DNB Carnegie Investment Bank AB, which is authorized and regulated by the
Swedish Financial Supervisory Authority (Finansinspektionen), is acting through
its Finland Branch (i.e., DNB Carnegie). DNB Carnegie is authorized by the
Swedish Financial Supervisory Authority and subject to limited regulation by the
Finnish Financial Supervisory Authority (Finanssivalvonta). DNB Carnegie is
acting exclusively for the Offeror and no one else in connection with the Tender
Offer and the matters set out in this announcement.

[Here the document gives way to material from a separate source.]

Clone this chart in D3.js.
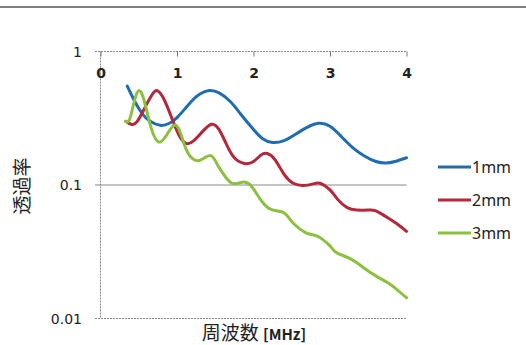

Neither DNB Carnegie nor its
affiliates, nor their respective partners, directors, officers, employees or
agents are responsible to anyone other than the Offeror for providing the
protections afforded to clients of DNB Carnegie, or for giving advice in
connection with the Tender Offer or any matter or arrangement referred to in
this announcement.

Evli, which is under the supervision of the Finnish Financial Supervisory
Authority, is acting as arranger in relation to the Tender Offer, will not
regard any other person than the Offeror as its client in relation to the Tender
Offer and will not be responsible to anyone other than the Offeror for providing
protection afforded to clients of Evli or for providing advice in relation to
the Tender Offer.

Bridewell (FRN:1009682) is an Appointed Representative of Sturgeon Ventures LLP
(FRN: 452811) which is authorized and regulated by the Financial Conduct
Authority. Bridewell is acting as financial adviser exclusively for the Company
and no one else in connection with the Tender Offer and the matters set out in
this announcement. Bridewell is not responsible to anyone other than the Company
for providing the protections afforded to its clients, or for giving advice in
connection with the Tender Offer or any matter or arrangement referred to in
this announcement.

EY is acting as financial adviser to the Company and no one else in connection
with the Tender Offer and the matters set out in this announcement. Neither EY,
nor its affiliates will regard any other person as its client in relation to the
Tender Offer and the matters set out in this announcement and will not be
responsible to anyone other than the Company for providing the protection
afforded to clients of EY, nor for providing advice in relation to the Tender
Offer or the other matters referred to in this announcement. However, in order
to promote full and open view the following is brought to your attention. EY is
a member of the global network of EY entities (“EY Firms”), where each member is
a separate and independent entity but co-operates with other EY Firms based on
contractual arrangements. EY Firm located in another country has performed due
diligence work for the Offeror at earlier stage. The teams or EY entities are
separate and have no interaction and due to confidentiality reasons, we do not
have any insight into their assignment or work, nor do we see any conflict of
interest in this situation due to effective Chinese-wall arrangement.